Return a copy of each line that holds the string "this".

═════ Data lines ═════

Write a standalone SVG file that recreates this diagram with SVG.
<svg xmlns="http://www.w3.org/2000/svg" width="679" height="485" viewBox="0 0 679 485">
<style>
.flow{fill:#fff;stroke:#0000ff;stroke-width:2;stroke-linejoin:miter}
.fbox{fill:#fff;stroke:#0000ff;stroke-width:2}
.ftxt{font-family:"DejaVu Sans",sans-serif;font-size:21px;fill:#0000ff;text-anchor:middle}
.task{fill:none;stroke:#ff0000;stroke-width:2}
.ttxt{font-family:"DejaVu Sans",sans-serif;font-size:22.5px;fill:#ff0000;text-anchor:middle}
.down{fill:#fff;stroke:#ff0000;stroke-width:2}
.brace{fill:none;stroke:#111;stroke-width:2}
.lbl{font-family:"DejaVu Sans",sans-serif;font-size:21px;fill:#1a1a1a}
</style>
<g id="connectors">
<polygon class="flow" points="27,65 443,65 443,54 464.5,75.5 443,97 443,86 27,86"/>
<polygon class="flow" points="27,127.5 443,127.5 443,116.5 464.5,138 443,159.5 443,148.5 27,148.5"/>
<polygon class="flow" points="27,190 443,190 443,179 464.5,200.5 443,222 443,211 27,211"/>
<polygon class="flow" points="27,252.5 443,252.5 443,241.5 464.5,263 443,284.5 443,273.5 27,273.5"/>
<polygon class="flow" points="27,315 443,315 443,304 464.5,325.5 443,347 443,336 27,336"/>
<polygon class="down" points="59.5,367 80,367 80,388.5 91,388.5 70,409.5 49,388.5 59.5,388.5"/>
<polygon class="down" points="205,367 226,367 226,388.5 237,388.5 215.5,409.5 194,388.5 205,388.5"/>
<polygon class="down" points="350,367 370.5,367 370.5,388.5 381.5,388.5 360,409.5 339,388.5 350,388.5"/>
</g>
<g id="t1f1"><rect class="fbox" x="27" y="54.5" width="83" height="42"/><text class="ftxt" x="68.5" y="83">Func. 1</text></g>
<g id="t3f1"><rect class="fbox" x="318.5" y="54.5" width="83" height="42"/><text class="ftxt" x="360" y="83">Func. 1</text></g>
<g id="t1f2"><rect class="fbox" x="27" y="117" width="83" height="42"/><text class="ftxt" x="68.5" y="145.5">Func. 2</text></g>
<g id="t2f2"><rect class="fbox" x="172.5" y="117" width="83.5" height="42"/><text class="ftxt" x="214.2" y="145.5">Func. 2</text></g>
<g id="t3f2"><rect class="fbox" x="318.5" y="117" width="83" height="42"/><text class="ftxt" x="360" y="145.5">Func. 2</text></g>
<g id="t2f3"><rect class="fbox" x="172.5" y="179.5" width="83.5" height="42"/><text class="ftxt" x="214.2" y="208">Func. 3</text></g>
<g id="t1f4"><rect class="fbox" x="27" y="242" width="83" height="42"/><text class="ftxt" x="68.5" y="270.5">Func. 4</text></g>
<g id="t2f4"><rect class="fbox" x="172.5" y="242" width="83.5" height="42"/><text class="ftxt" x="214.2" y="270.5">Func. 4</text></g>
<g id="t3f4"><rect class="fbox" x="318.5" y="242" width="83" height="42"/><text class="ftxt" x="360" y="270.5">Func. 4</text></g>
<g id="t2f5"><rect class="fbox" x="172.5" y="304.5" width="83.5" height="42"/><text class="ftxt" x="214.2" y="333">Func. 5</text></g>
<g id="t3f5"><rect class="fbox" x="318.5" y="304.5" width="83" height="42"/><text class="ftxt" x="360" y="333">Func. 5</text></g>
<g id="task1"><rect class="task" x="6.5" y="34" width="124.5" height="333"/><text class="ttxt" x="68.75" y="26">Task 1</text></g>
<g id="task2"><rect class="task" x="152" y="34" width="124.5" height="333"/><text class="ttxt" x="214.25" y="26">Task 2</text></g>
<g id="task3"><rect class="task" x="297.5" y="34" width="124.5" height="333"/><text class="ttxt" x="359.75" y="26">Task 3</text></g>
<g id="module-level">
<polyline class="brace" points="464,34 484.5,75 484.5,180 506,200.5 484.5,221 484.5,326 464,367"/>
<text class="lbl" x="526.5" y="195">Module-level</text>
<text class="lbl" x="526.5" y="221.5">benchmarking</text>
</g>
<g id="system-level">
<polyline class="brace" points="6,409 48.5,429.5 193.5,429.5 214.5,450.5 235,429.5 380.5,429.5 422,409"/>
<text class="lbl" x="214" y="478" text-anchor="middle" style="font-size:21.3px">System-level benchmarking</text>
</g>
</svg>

═════
═════ Data lines ═════

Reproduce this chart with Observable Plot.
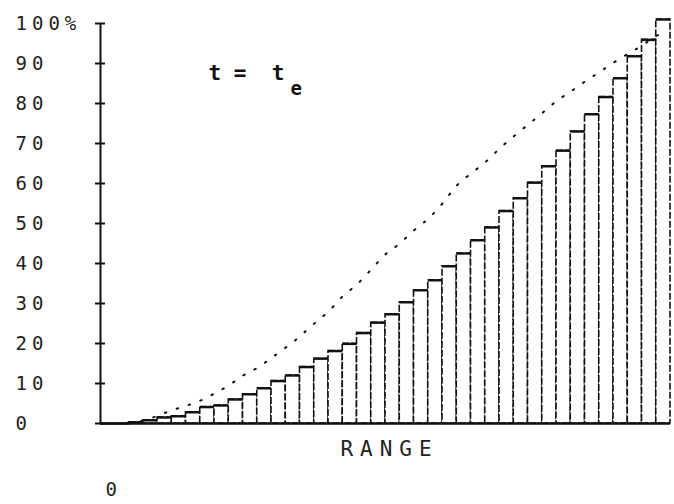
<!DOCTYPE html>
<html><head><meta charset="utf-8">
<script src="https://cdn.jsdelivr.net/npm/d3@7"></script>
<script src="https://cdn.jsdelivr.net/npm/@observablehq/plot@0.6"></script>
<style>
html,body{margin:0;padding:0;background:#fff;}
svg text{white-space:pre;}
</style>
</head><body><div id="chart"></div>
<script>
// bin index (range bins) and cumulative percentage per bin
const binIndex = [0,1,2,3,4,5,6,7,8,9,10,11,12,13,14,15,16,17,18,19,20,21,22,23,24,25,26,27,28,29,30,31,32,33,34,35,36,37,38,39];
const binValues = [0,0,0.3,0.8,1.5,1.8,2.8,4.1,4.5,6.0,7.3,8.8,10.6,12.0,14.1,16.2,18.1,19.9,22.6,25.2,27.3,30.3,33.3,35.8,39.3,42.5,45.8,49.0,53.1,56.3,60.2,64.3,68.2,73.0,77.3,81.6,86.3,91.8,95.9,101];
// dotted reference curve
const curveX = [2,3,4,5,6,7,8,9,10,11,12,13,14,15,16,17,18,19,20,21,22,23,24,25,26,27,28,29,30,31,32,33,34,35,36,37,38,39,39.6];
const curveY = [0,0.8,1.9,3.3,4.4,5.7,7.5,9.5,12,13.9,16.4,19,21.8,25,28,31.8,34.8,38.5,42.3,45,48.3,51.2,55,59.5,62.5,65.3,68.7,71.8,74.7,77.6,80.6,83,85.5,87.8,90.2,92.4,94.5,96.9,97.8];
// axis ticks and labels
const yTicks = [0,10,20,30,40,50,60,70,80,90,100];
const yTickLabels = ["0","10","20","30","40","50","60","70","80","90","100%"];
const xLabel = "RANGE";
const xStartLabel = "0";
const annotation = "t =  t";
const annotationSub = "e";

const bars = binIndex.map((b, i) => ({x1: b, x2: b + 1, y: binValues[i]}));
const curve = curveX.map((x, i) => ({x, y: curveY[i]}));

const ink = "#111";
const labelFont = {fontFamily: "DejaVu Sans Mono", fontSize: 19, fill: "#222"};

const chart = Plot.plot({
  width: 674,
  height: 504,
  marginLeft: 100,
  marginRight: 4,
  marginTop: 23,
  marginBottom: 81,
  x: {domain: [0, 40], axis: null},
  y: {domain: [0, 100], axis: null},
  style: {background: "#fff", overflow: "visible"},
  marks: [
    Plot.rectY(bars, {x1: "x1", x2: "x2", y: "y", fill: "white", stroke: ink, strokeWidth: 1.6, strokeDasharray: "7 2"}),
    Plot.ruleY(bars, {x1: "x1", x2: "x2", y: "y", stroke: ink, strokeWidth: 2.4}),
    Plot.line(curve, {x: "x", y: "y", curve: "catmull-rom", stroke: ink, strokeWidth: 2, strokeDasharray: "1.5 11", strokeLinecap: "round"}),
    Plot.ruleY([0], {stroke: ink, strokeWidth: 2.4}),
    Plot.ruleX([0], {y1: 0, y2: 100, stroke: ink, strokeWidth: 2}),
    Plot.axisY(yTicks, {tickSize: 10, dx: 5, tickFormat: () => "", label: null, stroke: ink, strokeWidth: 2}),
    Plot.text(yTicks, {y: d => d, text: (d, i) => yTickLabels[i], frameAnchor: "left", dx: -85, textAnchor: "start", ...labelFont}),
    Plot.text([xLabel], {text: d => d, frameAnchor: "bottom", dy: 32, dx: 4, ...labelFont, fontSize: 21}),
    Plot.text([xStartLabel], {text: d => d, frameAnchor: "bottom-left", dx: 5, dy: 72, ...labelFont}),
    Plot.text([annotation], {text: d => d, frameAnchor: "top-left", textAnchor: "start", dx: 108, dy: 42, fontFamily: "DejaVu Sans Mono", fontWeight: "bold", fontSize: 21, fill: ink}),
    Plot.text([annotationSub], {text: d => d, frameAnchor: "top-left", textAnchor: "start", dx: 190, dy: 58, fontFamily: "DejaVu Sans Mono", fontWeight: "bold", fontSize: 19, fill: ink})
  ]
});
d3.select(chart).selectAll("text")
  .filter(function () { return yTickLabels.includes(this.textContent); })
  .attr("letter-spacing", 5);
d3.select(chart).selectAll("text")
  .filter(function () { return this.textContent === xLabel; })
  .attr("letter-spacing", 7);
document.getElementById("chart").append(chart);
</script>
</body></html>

═════

**Task answer:**
Write a standalone SVG file that recreates this diagram with SVG.
Reproduce this chart with Observable Plot.
  .filter(function () { return yTickLabels.includes(this.textContent); })
  .filter(function () { return this.textContent === xLabel; })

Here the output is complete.